───── Provided material ─────
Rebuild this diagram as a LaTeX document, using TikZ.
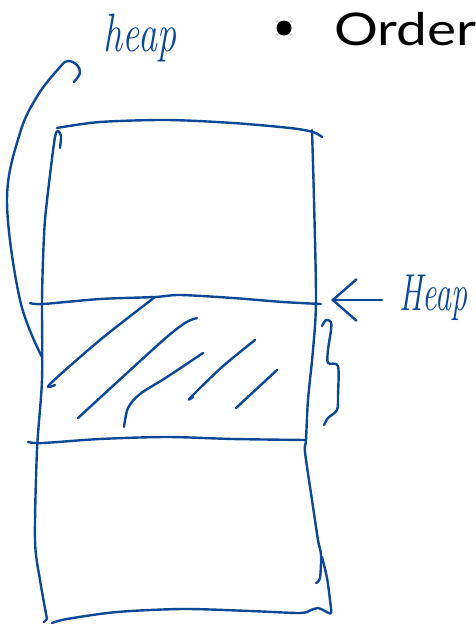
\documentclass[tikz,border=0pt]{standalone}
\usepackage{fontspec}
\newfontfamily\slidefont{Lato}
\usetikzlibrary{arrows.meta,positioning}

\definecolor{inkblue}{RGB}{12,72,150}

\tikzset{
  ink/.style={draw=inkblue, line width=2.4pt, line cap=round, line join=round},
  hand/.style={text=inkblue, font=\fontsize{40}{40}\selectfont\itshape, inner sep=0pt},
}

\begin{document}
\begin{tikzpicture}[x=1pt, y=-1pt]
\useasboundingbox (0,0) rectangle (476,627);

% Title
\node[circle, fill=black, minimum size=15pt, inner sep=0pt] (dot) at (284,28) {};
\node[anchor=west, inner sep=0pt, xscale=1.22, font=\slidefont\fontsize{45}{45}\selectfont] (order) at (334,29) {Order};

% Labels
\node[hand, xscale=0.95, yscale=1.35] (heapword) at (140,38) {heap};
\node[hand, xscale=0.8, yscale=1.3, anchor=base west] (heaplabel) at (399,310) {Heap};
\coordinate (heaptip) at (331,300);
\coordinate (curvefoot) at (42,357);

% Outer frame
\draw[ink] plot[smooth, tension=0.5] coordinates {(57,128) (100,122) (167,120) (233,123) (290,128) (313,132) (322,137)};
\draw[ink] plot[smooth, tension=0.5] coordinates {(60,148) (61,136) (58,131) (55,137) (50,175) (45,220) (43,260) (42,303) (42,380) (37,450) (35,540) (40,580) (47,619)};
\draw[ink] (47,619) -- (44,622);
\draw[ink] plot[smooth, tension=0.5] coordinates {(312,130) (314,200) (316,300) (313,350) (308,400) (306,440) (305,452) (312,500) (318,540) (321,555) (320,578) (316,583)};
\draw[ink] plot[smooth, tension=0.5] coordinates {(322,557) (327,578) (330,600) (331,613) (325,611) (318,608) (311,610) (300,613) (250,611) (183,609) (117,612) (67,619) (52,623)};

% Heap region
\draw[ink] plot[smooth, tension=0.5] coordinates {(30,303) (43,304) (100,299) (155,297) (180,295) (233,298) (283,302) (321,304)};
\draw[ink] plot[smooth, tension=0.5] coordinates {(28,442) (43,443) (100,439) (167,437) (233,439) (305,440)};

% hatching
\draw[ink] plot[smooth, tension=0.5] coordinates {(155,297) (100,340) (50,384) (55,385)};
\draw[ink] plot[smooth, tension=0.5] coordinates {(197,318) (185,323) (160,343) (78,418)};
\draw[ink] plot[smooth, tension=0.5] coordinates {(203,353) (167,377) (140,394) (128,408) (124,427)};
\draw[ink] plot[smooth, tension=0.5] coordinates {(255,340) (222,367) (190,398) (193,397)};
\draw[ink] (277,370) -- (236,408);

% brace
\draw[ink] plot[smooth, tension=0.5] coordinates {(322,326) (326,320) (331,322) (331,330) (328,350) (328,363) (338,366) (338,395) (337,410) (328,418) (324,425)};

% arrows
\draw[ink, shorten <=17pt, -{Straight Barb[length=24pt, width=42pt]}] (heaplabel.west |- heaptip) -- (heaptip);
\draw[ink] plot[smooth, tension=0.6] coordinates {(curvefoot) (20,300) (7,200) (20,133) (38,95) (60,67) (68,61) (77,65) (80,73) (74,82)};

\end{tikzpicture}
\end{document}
─────
▸ **Problem to work on**
Make an exact copy of the whole listing, but don't bring over any pictures.

▸ **Task result**
Rebuild this diagram as a LaTeX document, using TikZ.
\documentclass[tikz,border=0pt]{standalone}
\usepackage{fontspec}
\newfontfamily\slidefont{Lato}
\usetikzlibrary{arrows.meta,positioning}

\definecolor{inkblue}{RGB}{12,72,150}

\tikzset{
  ink/.style={draw=inkblue, line width=2.4pt, line cap=round, line join=round},
  hand/.style={text=inkblue, font=\fontsize{40}{40}\selectfont\itshape, inner sep=0pt},
}

\begin{document}
\begin{tikzpicture}[x=1pt, y=-1pt]
\useasboundingbox (0,0) rectangle (476,627);

% Title
\node[circle, fill=black, minimum size=15pt, inner sep=0pt] (dot) at (284,28) {};
\node[anchor=west, inner sep=0pt, xscale=1.22, font=\slidefont\fontsize{45}{45}\selectfont] (order) at (334,29) {Order};

% Labels
\node[hand, xscale=0.95, yscale=1.35] (heapword) at (140,38) {heap};
\node[hand, xscale=0.8, yscale=1.3, anchor=base west] (heaplabel) at (399,310) {Heap};
\coordinate (heaptip) at (331,300);
\coordinate (curvefoot) at (42,357);

% Outer frame
\draw[ink] plot[smooth, tension=0.5] coordinates {(57,128) (100,122) (167,120) (233,123) (290,128) (313,132) (322,137)};
\draw[ink] plot[smooth, tension=0.5] coordinates {(60,148) (61,136) (58,131) (55,137) (50,175) (45,220) (43,260) (42,303) (42,380) (37,450) (35,540) (40,580) (47,619)};
\draw[ink] (47,619) -- (44,622);
\draw[ink] plot[smooth, tension=0.5] coordinates {(312,130) (314,200) (316,300) (313,350) (308,400) (306,440) (305,452) (312,500) (318,540) (321,555) (320,578) (316,583)};
\draw[ink] plot[smooth, tension=0.5] coordinates {(322,557) (327,578) (330,600) (331,613) (325,611) (318,608) (311,610) (300,613) (250,611) (183,609) (117,612) (67,619) (52,623)};

% Heap region
\draw[ink] plot[smooth, tension=0.5] coordinates {(30,303) (43,304) (100,299) (155,297) (180,295) (233,298) (283,302) (321,304)};
\draw[ink] plot[smooth, tension=0.5] coordinates {(28,442) (43,443) (100,439) (167,437) (233,439) (305,440)};

% hatching
\draw[ink] plot[smooth, tension=0.5] coordinates {(155,297) (100,340) (50,384) (55,385)};
\draw[ink] plot[smooth, tension=0.5] coordinates {(197,318) (185,323) (160,343) (78,418)};
\draw[ink] plot[smooth, tension=0.5] coordinates {(203,353) (167,377) (140,394) (128,408) (124,427)};
\draw[ink] plot[smooth, tension=0.5] coordinates {(255,340) (222,367) (190,398) (193,397)};
\draw[ink] (277,370) -- (236,408);

% brace
\draw[ink] plot[smooth, tension=0.5] coordinates {(322,326) (326,320) (331,322) (331,330) (328,350) (328,363) (338,366) (338,395) (337,410) (328,418) (324,425)};

% arrows
\draw[ink, shorten <=17pt, -{Straight Barb[length=24pt, width=42pt]}] (heaplabel.west |- heaptip) -- (heaptip);
\draw[ink] plot[smooth, tension=0.6] coordinates {(curvefoot) (20,300) (7,200) (20,133) (38,95) (60,67) (68,61) (77,65) (80,73) (74,82)};

\end{tikzpicture}
\end{document}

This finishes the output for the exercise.